Rising costs are causing serious and widespread problems for rural businesses in parts of England which is curtailing their ability to invest and grow, according to a major new survey from the National Innovation Centre for Rural Enterprise (NICRE).
Two-thirds of rural firms in the North East, South West and West Midlands - increasing to 69% of businesses in more remote areas, and 82% in the hospitality sector - report that rising costs have significantly impacted cash flow over the last year, with four out of 10 of them reducing, cancelling or postponing investment.
But, as in the Covid-19 pandemic, the survey showed that rural firms have been particularly resilient with 41% increasing their turnover, compared to 35% of urban businesses, and 18% decreasing their turnover, compared to a quarter of urban businesses.
The findings from NICRE's The cost-of-doing-business crisis: rural impacts and adaptation is the first State of Rural Enterprise Report published from its second large-scale business survey carried out over the summer. It follows interim results being presented at the Rural Services Network's National Rural Conference 2023 in September.
NICRE director Professor Jeremy Phillipson, Professor of Rural Development at the Centre for Rural Economy at Newcastle University, said:
"It is crucial for businesses in rural - as well as urban - areas to be able to invest in order to grow and it is a considerable challenge for future innovation and expansion that rising costs are curtailing those efforts.
"While further evidence of rural enterprises demonstrating resilience in the face of adversity, this way of rural enterprises coping with the cost-of-doing-business crisis in the short-term may exacerbate long-term structural problems in the UK economy. Urgent attention should be given to how the adverse effect of the crisis on business investment can be best counteracted to support future business aspirations and plans."

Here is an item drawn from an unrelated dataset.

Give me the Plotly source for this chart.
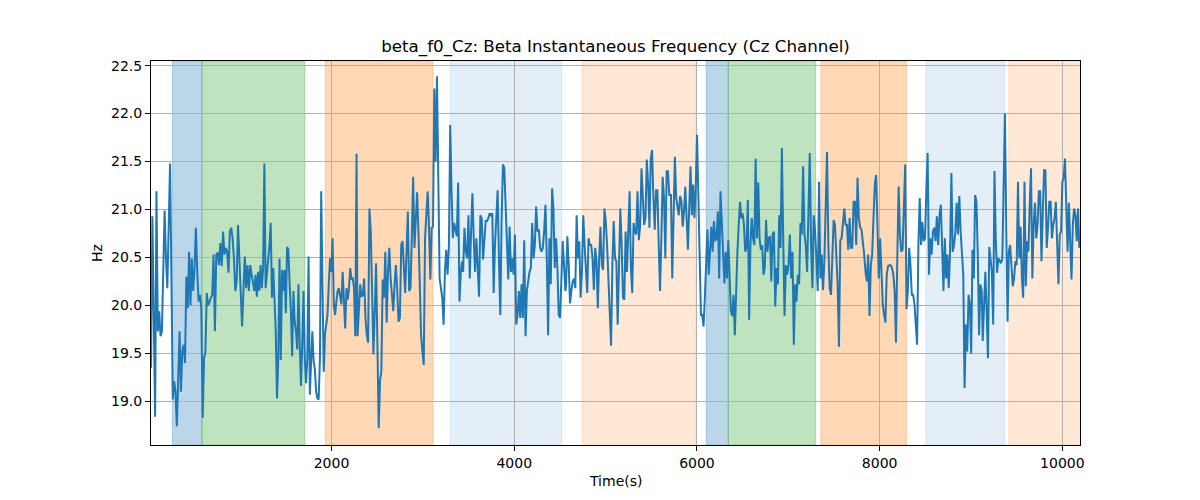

Rural firms responding to NICRE's survey, like their urban counterparts, highlight rises in the costs of goods and raw materials, and increased costs of energy or power as having the greatest impact. Yet the cost of fuel for transport was identified as a much more prominent challenge by businesses in rural areas.
The data shows that firms have responded swiftly to these cost pressures, with many increasing the prices of their goods and services. Rural businesses, in particular, have been more likely to look to improve the efficiency of their production or processes, to have altered their range of products and services, and to have drawn on household labour and other resources to cope.
Of those businesses that claimed rising energy and power costs were having an important bearing on cash flow, almost four out of 10, compared to 29% of urban firms, adopted energy-saving measures or equipment, with those in more remote locations more likely to switch to alternative sources or suppliers.
Prof Phillipson added:
"While the challenges of increased costs have been widespread for rural enterprises, the effects have been compounded for dispersed and remote businesses which face greater average travel distances to access supplies and support, and to distribute products and services, as well as fewer garages and higher fuel prices.
"This crisis could, therefore, worsen the long-standing challenges facing more remote rural economies and impact further on growth potential.
"On a positive note, the crisis is stimulating rural firms to reduce energy consumption and to think about their energy efficiency and, therefore, provides an important opportunity for engaging with and supporting businesses to decarbonise and transition to net zero."
Breamish Valley Cottages in Northumberland is one rural business where rising costs are impacting its ability to invest.
Director Peter Moralee said:
"Rising costs are affecting every facet of the business. Our electricity costs have risen by 100% - gone up by £50,000 - which is a significant amount of money to take off the bottom line. Alongside that, everything has gone up be that oil, staffing and input costs. Working in the services industry, yes, we can put our prices up, but we can only go so far and a lot of those costs we have had to absorb.
"Having holiday cottages, we're always trying to keep ahead of the game, in terms of making everything as luxury or as up to standard as we can and that involves a lot of investment. We always need to keep moving forward but that growth is being slowed quite significantly because of rising costs and one of the biggest ones is interest rates."
The report has been welcomed by the Department for Environment, Food and Rural Affairs and the Country Land and Business Association (CLA).
Rural Affairs Minister Lord Benyon said:
“We recognise the pressures that rising costs are creating for rural business which are a crucial part of our economy and communities.
“As a government, we are committed to unleashing opportunity and helping rural entrepreneurs succeed. That is why we are investing £110 million through the Rural England Prosperity Fund to support local businesses and create employment opportunities for rural areas, as well as funding community infrastructure projects.”
CLA President Victoria Vyvyan said:
“Farmers, landowners and rural businesses are dynamic and forward-thinking, but face many challenges and barriers that impact them to a greater extent than their urban counterparts, as highlighted in this report. These include energy costs, connectivity issues, transport and fuel, housing, and skills provision and labour availability.
“Rural communities are being hit hard by the cost-of-living crisis, and persistently low economic productivity is hampering our businesses and workers.
“The CLA’s Rural Powerhouse campaign highlights how the rural economy is 19% less productive than the national average. By closing this productivity gap, we could add £43bn to the national GDP. Supporting the next generation of rural businesses to succeed and thrive is crucial.”